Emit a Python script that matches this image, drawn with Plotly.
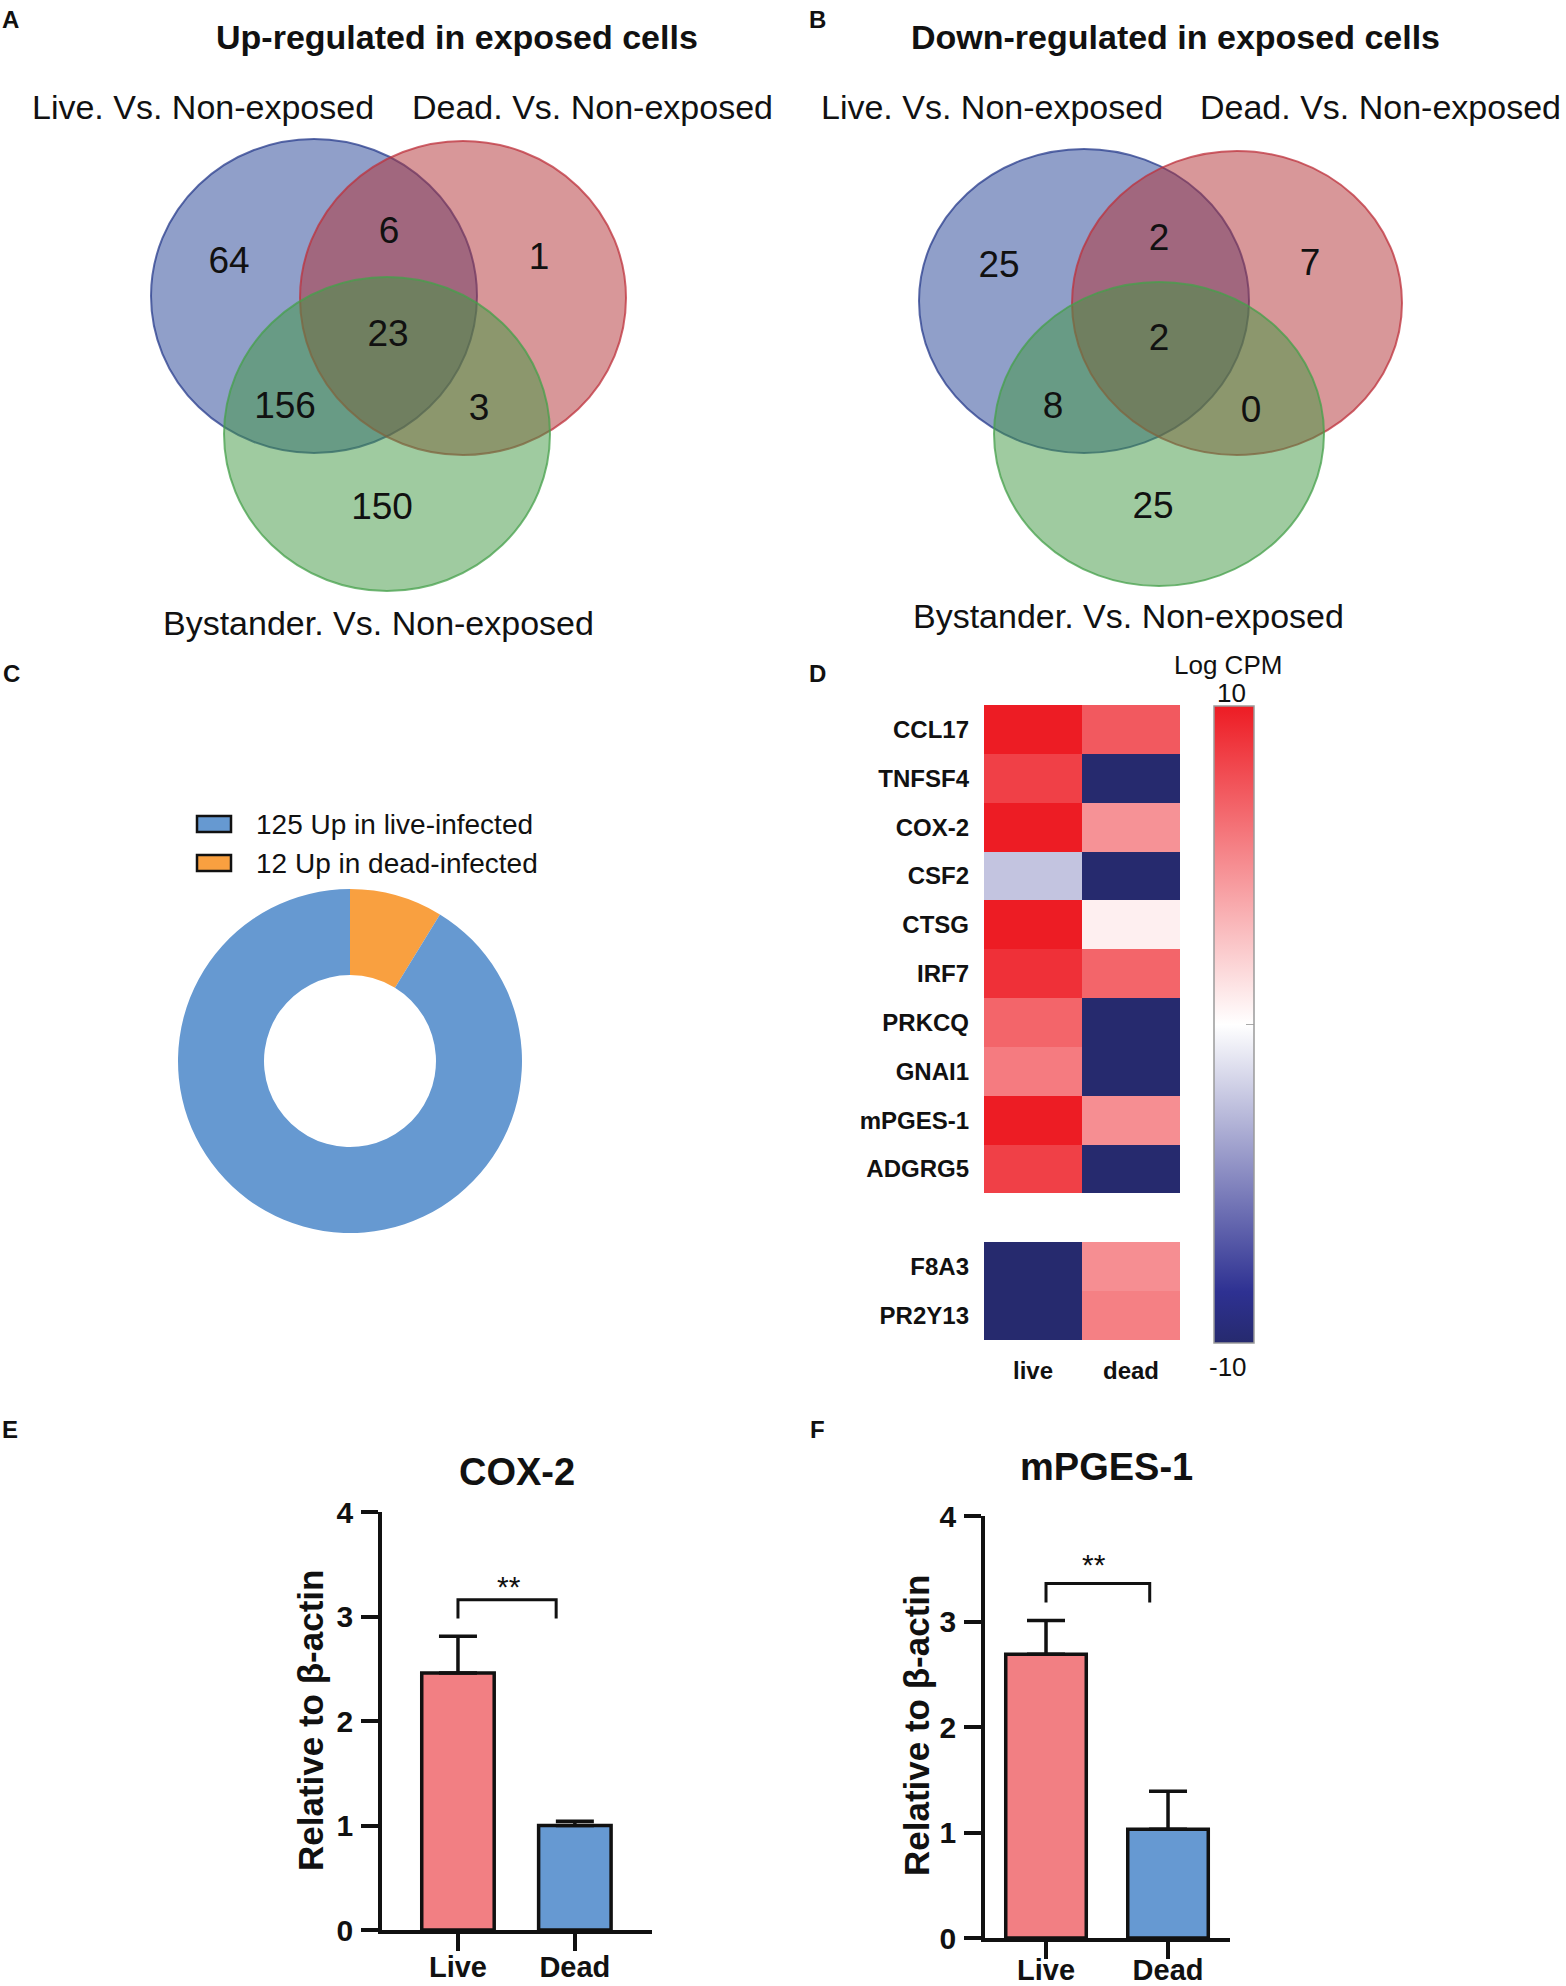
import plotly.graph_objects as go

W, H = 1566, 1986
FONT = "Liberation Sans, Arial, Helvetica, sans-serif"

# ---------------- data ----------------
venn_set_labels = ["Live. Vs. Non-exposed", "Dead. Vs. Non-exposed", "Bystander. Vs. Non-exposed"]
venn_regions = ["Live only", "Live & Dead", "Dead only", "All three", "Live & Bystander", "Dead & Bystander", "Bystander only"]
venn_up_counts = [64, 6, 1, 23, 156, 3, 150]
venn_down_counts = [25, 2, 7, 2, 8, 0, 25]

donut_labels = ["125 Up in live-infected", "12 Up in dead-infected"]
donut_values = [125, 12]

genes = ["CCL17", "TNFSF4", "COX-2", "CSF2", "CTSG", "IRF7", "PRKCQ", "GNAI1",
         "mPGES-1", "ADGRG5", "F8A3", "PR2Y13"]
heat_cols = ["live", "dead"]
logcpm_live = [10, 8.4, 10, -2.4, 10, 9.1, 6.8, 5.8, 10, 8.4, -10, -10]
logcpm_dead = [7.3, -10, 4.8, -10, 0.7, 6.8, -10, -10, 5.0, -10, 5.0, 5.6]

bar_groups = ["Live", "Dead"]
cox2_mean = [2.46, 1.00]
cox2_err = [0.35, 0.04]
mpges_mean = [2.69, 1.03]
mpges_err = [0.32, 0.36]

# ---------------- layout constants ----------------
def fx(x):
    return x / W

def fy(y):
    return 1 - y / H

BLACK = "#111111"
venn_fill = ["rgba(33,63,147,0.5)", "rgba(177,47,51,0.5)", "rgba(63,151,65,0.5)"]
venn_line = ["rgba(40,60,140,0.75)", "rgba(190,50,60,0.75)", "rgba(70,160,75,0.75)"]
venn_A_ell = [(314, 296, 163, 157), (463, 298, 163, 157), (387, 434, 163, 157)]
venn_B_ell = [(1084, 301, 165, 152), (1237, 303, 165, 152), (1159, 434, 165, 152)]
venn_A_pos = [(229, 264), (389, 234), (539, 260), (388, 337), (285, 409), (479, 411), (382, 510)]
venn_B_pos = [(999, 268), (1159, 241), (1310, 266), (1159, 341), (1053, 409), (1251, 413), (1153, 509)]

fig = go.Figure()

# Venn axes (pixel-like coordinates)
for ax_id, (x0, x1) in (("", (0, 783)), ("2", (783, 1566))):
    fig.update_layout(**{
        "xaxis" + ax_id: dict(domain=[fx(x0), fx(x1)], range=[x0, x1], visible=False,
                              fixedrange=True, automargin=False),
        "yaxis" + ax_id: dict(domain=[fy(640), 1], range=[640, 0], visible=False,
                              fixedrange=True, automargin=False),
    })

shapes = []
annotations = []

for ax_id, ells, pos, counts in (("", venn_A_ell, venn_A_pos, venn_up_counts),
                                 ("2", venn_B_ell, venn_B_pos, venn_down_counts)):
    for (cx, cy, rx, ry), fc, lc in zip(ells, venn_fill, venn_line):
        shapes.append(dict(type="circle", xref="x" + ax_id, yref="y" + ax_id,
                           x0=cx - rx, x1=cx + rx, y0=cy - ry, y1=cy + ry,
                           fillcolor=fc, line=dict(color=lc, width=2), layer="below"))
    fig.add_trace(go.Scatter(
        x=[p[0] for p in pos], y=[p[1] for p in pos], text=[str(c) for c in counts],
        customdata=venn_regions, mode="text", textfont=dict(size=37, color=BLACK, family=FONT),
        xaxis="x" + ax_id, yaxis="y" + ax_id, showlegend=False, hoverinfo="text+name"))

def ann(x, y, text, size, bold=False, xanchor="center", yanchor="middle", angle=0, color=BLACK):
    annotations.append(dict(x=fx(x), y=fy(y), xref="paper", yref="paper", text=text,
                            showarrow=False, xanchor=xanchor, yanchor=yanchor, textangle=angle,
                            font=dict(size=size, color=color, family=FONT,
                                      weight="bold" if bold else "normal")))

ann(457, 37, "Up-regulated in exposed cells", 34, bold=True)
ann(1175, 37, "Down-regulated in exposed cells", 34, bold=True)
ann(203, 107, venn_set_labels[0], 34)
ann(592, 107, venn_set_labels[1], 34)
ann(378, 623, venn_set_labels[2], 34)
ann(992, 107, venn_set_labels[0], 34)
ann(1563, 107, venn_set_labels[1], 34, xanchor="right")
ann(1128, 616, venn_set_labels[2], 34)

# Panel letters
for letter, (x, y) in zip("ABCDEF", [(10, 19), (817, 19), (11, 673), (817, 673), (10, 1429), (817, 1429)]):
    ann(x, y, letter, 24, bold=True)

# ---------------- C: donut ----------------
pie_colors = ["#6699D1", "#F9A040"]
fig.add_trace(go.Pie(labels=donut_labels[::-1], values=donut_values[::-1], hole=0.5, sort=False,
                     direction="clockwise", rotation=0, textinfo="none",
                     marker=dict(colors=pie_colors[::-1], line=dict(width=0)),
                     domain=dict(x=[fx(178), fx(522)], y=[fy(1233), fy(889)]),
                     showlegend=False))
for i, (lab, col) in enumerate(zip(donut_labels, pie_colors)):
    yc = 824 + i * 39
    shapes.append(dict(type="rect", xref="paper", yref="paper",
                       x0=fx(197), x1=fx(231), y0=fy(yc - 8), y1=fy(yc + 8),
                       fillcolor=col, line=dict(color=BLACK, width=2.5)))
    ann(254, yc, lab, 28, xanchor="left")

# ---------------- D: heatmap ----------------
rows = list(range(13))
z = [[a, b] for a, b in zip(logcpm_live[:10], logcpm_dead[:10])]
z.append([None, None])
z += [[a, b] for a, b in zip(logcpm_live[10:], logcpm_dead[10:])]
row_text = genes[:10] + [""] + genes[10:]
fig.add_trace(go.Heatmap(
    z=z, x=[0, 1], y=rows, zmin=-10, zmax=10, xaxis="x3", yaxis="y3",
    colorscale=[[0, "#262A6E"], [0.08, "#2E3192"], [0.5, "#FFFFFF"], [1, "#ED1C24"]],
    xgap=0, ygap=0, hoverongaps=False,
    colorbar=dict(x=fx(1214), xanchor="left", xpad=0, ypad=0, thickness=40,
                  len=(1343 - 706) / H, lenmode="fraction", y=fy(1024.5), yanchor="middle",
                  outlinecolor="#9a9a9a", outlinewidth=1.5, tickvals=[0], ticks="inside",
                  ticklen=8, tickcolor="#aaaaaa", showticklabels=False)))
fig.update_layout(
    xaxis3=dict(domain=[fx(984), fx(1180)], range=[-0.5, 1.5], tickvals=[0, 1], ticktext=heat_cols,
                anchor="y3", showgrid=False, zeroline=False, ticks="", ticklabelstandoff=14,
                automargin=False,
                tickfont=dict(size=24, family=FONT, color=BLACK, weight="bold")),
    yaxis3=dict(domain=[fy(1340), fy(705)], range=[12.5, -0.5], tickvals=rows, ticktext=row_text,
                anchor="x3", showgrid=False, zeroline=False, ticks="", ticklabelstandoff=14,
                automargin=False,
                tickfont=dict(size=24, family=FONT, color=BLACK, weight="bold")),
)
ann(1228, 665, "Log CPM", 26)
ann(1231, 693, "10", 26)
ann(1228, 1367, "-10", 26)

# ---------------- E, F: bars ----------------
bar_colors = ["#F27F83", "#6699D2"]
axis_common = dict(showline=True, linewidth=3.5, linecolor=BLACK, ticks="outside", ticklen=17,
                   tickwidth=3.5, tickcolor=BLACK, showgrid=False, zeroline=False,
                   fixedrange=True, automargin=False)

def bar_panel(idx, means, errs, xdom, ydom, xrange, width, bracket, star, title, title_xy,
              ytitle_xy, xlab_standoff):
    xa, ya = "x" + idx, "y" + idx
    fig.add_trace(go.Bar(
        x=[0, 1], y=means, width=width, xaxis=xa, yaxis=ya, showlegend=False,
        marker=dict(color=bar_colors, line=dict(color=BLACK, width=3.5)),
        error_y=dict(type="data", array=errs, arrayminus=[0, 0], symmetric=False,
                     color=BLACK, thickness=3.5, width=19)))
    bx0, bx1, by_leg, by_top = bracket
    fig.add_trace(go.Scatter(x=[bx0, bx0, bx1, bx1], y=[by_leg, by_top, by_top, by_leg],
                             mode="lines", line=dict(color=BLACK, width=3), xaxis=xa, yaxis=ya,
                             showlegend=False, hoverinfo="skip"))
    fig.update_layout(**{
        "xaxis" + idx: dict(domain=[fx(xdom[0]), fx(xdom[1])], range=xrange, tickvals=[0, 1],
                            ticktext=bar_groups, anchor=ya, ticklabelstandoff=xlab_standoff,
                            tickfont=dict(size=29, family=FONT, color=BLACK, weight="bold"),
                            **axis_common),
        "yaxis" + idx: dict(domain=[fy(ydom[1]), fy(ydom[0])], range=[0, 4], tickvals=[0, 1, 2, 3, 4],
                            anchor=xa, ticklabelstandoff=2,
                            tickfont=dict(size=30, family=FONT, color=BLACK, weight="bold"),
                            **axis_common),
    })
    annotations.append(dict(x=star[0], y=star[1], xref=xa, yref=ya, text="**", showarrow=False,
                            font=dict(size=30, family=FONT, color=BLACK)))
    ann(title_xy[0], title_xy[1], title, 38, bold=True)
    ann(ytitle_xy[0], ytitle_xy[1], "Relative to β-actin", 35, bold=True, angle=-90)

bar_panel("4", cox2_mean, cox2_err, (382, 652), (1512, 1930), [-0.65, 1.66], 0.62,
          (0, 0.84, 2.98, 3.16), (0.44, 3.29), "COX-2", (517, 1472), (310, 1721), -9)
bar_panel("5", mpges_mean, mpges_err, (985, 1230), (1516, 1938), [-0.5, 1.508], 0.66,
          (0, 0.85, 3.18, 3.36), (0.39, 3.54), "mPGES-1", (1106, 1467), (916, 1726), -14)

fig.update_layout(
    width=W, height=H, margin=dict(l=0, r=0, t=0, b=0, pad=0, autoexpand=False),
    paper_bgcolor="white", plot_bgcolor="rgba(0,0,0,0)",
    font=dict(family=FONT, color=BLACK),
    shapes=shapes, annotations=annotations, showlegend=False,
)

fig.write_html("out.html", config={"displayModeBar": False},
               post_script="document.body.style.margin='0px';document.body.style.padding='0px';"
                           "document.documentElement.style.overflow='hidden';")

- - -

## TASK STATEMENT:
In the data above, please extract the lines from the first one through the line with "-10, 5.0, 5.6]", exactly, and keep pictures out.

## SOLUTION TO THE EXERCISE:
Emit a Python script that matches this image, drawn with Plotly.
import plotly.graph_objects as go

W, H = 1566, 1986
FONT = "Liberation Sans, Arial, Helvetica, sans-serif"

# ---------------- data ----------------
venn_set_labels = ["Live. Vs. Non-exposed", "Dead. Vs. Non-exposed", "Bystander. Vs. Non-exposed"]
venn_regions = ["Live only", "Live & Dead", "Dead only", "All three", "Live & Bystander", "Dead & Bystander", "Bystander only"]
venn_up_counts = [64, 6, 1, 23, 156, 3, 150]
venn_down_counts = [25, 2, 7, 2, 8, 0, 25]

donut_labels = ["125 Up in live-infected", "12 Up in dead-infected"]
donut_values = [125, 12]

genes = ["CCL17", "TNFSF4", "COX-2", "CSF2", "CTSG", "IRF7", "PRKCQ", "GNAI1",
         "mPGES-1", "ADGRG5", "F8A3", "PR2Y13"]
heat_cols = ["live", "dead"]
logcpm_live = [10, 8.4, 10, -2.4, 10, 9.1, 6.8, 5.8, 10, 8.4, -10, -10]
logcpm_dead = [7.3, -10, 4.8, -10, 0.7, 6.8, -10, -10, 5.0, -10, 5.0, 5.6]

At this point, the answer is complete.